Iowa State Bans Student Emails Supporting Candidates

Elections
Former vice president Joe Biden speaks at Iowa State University in Ames, Iowa, December 4, 2019. (Shannon Stapleton/Reuters)

And I’m glad it’s being sued.

Iowa State University’s speech policies place strict limits on the ways in which students can express support for political candidates — and now, thankfully, the school is being sued over it.

According to a piece in The College Fix, Iowa State bans writing political messages in chalk on its sidewalks, as well as student emails supporting candidates and campaigns. (Interestingly enough, as The Fix also notes, it does allow emails opposing them.)

In response to these policies (as well as to the school’s Campus Climate Reporting System), the pro-free-speech nonprofit Speech First filed a federal lawsuit against the taxpayer-funded school on Thursday, arguing that the school’s policies violate both state law and students’ First and Fourteenth Amendment rights.

“One month out from a major political primary, students have been significantly — and unconstitutionally — burdened from participating in the political process,” Speech First president Nicole Neily said, according to The Fix.

The nonprofit is reportedly demanding permanent injunctions against the school’s policies on constitutional grounds, as well as preliminary injunctions to scrap the chalking and email bans before the Iowa caucuses, which take place February 3.

In response to an inquiry about the school’s treatment of speech, The Fix received a statement from the college’s president, Wendy Wintersteen. In the statement, Wintersteen gives the predictable defense: Certain speech, “while protected by the First Amendment, is also hurtful and harmful to many students,” and the school “takes seriously its obligation mandated by federal law to create and maintain a campus that is free from illegal discrimination and harassment.”

Wintersteen claimed that the campus has dealt with instances of “bigoted, hateful, racist, and anti-Semitic messaging.”

“Iowa State University will continue to champion the First Amendment in our efforts to create a campus where all individuals and ideas are welcome and included,” Wintersteen said.
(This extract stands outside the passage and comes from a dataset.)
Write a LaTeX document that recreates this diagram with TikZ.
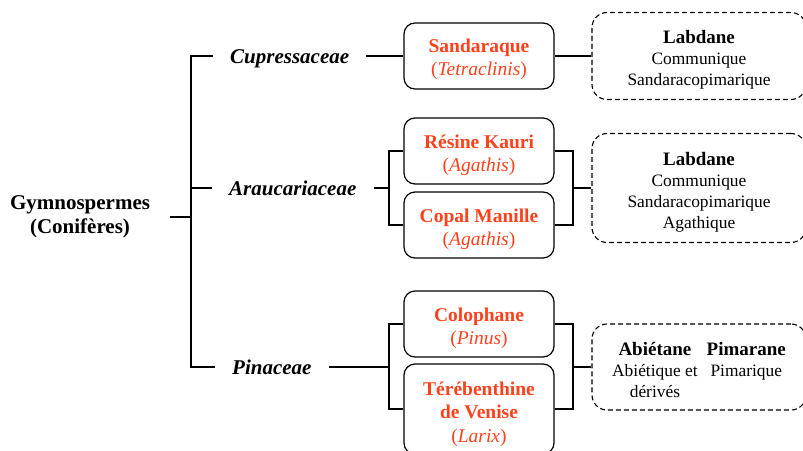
\documentclass[tikz,border=0pt]{standalone}
\usepackage{fontspec}
\setmainfont{Liberation Serif}
\definecolor{resred}{RGB}{255,66,28}
\newcommand\myhead[1]{{\fontsize{19}{21}\selectfont\bfseries #1}}
\begin{document}
\begin{tikzpicture}[x=1pt,y=-1pt,
  famname/.style={font=\fontsize{21}{24}\selectfont\bfseries\itshape, inner xsep=17pt, inner ysep=0pt,
    text height=14pt, text depth=0pt, anchor=west},
  resbox/.style={draw, line width=1.2pt, rounded corners=11pt, minimum width=150pt, inner sep=0pt},
  restext/.style={align=center, text=resred, font=\fontsize{19.5}{23.3}\selectfont, inner sep=0pt},
  structbox/.style={draw, line width=1.1pt, dash pattern=on 5pt off 3pt, rounded corners=15pt, minimum width=214pt, inner sep=0pt},
  structtext/.style={align=center, font=\fontsize{17.4}{21}\selectfont, inner sep=0pt},
  conn/.style={line width=1.1pt},
  thick conn/.style={line width=1.8pt}]
\useasboundingbox (0,0) rectangle (803,450);
\clip (0,0) rectangle (803,450);

% root
\node[font=\fontsize{21}{24}\selectfont\bfseries, align=center, inner xsep=20pt] (gym) at (80,217) {Gymnospermes\\(Conifères)};

% families
\node[famname] (cup) at (213,56) {Cupressaceae};
\node[famname] (arau) at (212,188) {Araucariaceae};
\node[famname] (pin) at (215,367) {Pinaceae};

% resin boxes
\node[resbox, minimum height=66pt] (sand) at (479,56) {};
\node[resbox, minimum height=66pt] (kauri) at (479,151) {};
\node[resbox, minimum height=66pt] (copal) at (479,225) {};
\node[resbox, minimum height=66pt] (colo) at (479,324) {};
\node[resbox, minimum height=90pt] (tere) at (479,409) {};
\node[restext] (sandt) at ([yshift=-3pt]sand.center) {\textbf{Sandaraque}\\(\textit{Tetraclinis})};
\node[restext] (kaurit) at ([yshift=-4pt]kauri.center) {\textbf{Résine Kauri}\\(\textit{Agathis})};
\node[restext] (copalt) at ([yshift=-4pt]copal.center) {\textbf{Copal Manille}\\(\textit{Agathis})};
\node[restext] (colot) at ([yshift=-4pt]colo.center) {\textbf{Colophane}\\(\textit{Pinus})};
\node[restext] (teret) at ([yshift=-5pt]tere.center) {\textbf{Térébenthine}\\\textbf{de Venise}\\(\textit{Larix})};

% structure boxes
\node[structbox, minimum height=87pt] (lab1) at (699,56) {};
\node[structbox, minimum height=109pt] (lab2) at (699,188) {};
\node[structbox, minimum height=86pt] (ab) at (699,367) {};
\node[structtext] (lab1t) at ([yshift=-4pt]lab1.center) {\myhead{Labdane}\\Communique\\Sandaracopimarique};
\node[structtext] (lab2t) at ([yshift=-4pt]lab2.center) {\myhead{Labdane}\\Communique\\Sandaracopimarique\\Agathique};
\node[structtext] (abt) at ([yshift=-5pt]ab.center) {\begin{tabular}{@{}c@{\hspace{9pt}}c@{}}\myhead{Abiétane} & \myhead{Pimarane}\\Abiétique et & Pimarique\\dérivés & \end{tabular}};

% junctions
\coordinate (trunk) at (191,217);
\coordinate (aj) at (389,188);
\coordinate (pj) at (389,367);
\coordinate (ar) at (573,188);
\coordinate (pr) at (573,367);

% connectors
\draw[thick conn] (gym.east) -- (trunk);
\draw[conn] (cup.west) -| (trunk);
\draw[conn] (pin.west) -| (trunk);
\draw[conn] (arau.west) -- (arau.west -| trunk);

\draw[thick conn] (cup.east) -- (sand.west);
\draw[thick conn] (sand.east) -- (lab1.west);

\draw[conn] (arau.east) -- (aj);
\draw[conn] (kauri.west) -| (aj);
\draw[conn] (copal.west) -| (aj);
\draw[conn] (kauri.east) -| (ar);
\draw[conn] (copal.east) -| (ar);
\draw[conn] (ar) -- (lab2.west);

\draw[conn] (pin.east) -- (pj);
\draw[conn] (colo.west) -| (pj);
\draw[conn] (tere.west) -| (pj);
\draw[conn] (colo.east) -| (pr);
\draw[conn] (tere.east) -| (pr);
\draw[conn] (pr) -- (ab.west);
\end{tikzpicture}
\end{document}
According to Speech First, however, the school’s anti-chalking policy violates an Iowa law that states that a “member of the campus community who wishes to engage in noncommercial expressive activity in outdoor areas of campus shall be permitted to do so freely.” As for the school’s email policy — a violation of which, The Fix reports, can result in suspension from the campus email network, fines, and other disciplinary action — Speech First claims that it violates students’ constitutional rights by implementing content-and-viewpoint-based restrictions on protected speech. Finally, it argues that the school’s Campus Climate Reporting System also represents a constitutional violation.

Seeing as Iowa State is a public university, I would have a really hard time understanding how all of these policies could possibly be legal and constitutional. The thing is, though, even if I’m wrong (or, should I say, even if a judge disagrees with me), I still would have a hard time understanding how the university could ever think that these sorts of policies would be in the best interest of their students anyway.

Let me be clear: Speech First states that the school’s current policies are “irreparably harming countless students” and depriving them of the “opportunity to challenge, debate, and learn from the views and experiences of their classmates” — and I completely, wholeheartedly agree.

The school’s reason for these policies may be to ensure that its students are comfortable on campus, but what they’re really doing is ensuring that its students will be very uncomfortable once they leave. I understand the desire to protect students from awful things like racism and sexism, but banning all political chalking and politically supportive emails in an attempt to achieve this is like trying to kill a fly with a nuclear bomb.

College is supposed to be a place that prepares its students for the real world. That’s the entire purpose of attending! Learning how to be an engaged citizen is something that should be encouraged in this kind of environment, not restricted. After all, not only is political engagement an important part of our culture, it’s also an increasingly unavoidable one. In just a few short years (um, at least hopefully?) these now-students are going to leave campus — and, once they do, they’ll have no choice but to deal with politics. If they haven’t had the opportunity to practice this on campus, then they’re automatically going to have a much harder time once they’re off it.

The truth is, if Iowa State really wants to prepare its students for the future, then it needs to completely change its approach. Rather than forcing these young people to abruptly adapt to basic speech freedoms once they graduate, it should be encouraging them to develop them somewhere where the stakes are lower, and they have much easier access to guidance and support: on campus.